If we were talking about a bloodletting of the plutocratic class I might be in some favor of letting this thing just hit the wall. That is not what the outcome is, the outcome is that ordinary Americans will die. That is not exaggeration, the economy is so connected to credit that production and transport will come to a screaming halt. Some of us in rural communities may weather such a thing better than the urban areas, but food and other services will evaporate and dealing with that is means extremes. Bad ones, ones that will cascade across the world.

Republican House members sank the deal. They've pouted about Nancy Pelosi making a partisan speech. They've put forward ideas that everyone with credible expertise cannot figure out how to work. They've driven the economic truck into the ditch and set it on fire and want to continue to throw gasoline on the flames with the same driving tactics that crashed the damn thing. They propose that this is a principled stand, that screw the economy means principles. Their principals won't suffer, the wealthy will continue to so and in fact improve their strategic position in crushing labor. The Daryl Issa's will go home to the ignorant Reichwingers and their plutocratic masters and say, we've put taxpayers (code for wealth) first and when it is corporate/wealth contribution time. This nutjob will get reelected and if Barack Obama gets elected this is an example of who he'll get to have to deal with.

I loath the current iteration of the Republican Party and I'm willing for some fairly bad things to happen to crush them. But, Judas Priest, I'm not willing to see my friends, family, and most of the rest of the population take it in the shorts to smack these folks around. I'd have thought that the road to here should have done the job, I'd have thought that the discredited nonsense spewed by these people since St Ronnie would have done it but McPOW being within 20 points of Obama and less than half of the Republican seats in serious jeopardy the issue is apparently still open. Somehow the message isn't getting from the smashed fingers to the hammer wielder that stopping the swinging is in order or that the finger should be moved. Expect more pain.

Oh yeah, John McCain was a POW so he's excused.

6 comments:

Nick Istre said...

I guess I should really learn to hunt and grow some vegetables. Granted, my Mossberg 500 with the 18.5" barrel, red dot sight, and an M4-style collapsible stock was built more for home defense in mind than hunting, so I might want to invest in a proper rifle and some reloading equipment...

It pisses me off when a coworker comes in claiming the failures are because "banks were forced to give bad loans". And it pisses me off even if I was raised to be a good little conservative Republicans. All those years of taking Limbaugh's small gov talk to heart in the 90's really set me up to be horribly disappointed when I grow up to see what it really was all about. I was very much in John Cole's shoes, though my turn came when GW was upholded as the "busnessman's choice".

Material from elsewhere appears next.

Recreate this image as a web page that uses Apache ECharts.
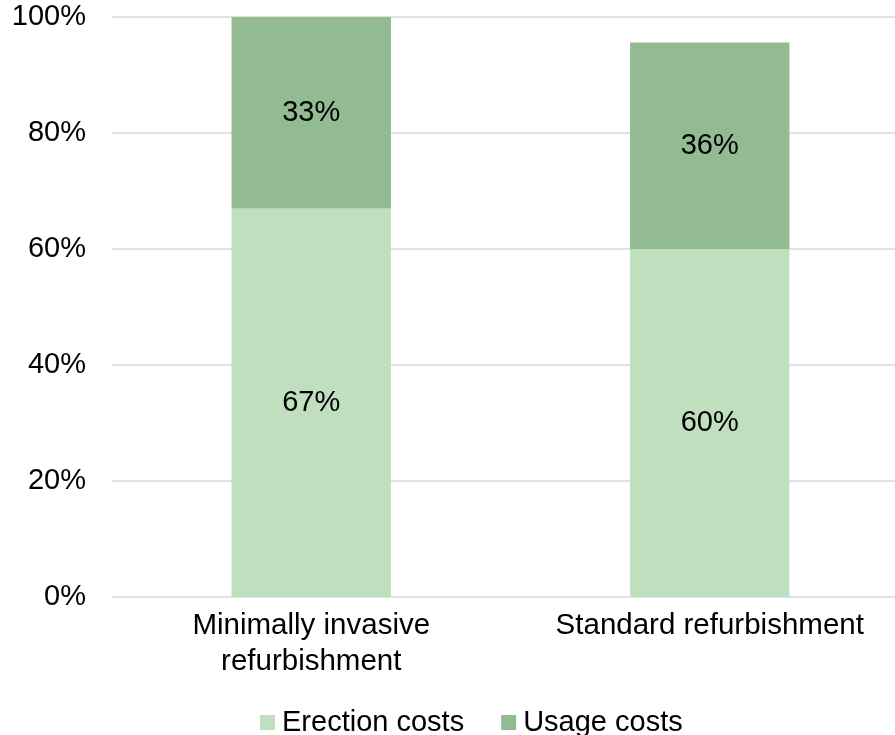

Sorry if this seems a bit scatterbrained. I am entering this from an iPhone while waiting on a dr appointment.

Nothstine said...

Barney Frank has the best take on the collapse of the bailout deal: http://thinkprogress.org/2008/09/29/frank-republican-feelings/

And as for Nick's point, here's an interesting post at Lifehacker, arguing that this could be a renaissance for the self-reliant among us: http://lifehacker.com/5056069/the-greater-depression-can-be-a-diy-renaissance"

bn

Chuck Butcher said...

You do not want to go there. I promise. I'm a country boy, a hunter and fisherman, and damn self reliant. The urban landscape and sociology won't support it. It would last a bit longer out here, but still the inevitable is disaster. It is too late to plant this year, there is little chance you have enough dirt to grow self sufficiently and the prospect of trying to defend your patch should be horrifying.

Chuck Butcher said...

Not scatterbrained, Nick

Nick Istre said...

You are right, Chuck, I don't want to go there. Anything even resembling the Argentine economic crisis scares me to death. But it's like having a jack and a spare tire in the car. I don't have those because I hope to get a flat...

In any case, I am *far* from self-reliant. I'll be the first to admit that.

In anycase, I am with you with wanting to letting this play out and kicking the ass of those who propagated this situation, but not letting the innocent suffer should take a higher priority, even if the instigators get away as a result.

Anonymous said...

The problem with this idea is that when our system tanks a lot of people get badly hurt.
As Studs Terkel wrote in " Hard Times" If you are not on that ladder of success there's no falling off. In place now is social security, a prime pump, also Welfare, what's left after the Clinton rape, also a prime pump. None of these existed in '29 or until FDR came to power.
The infrastructure could easy prime the pump like WPA did in 30's.
Beware the shock syndrone...bad legislation usually occurs.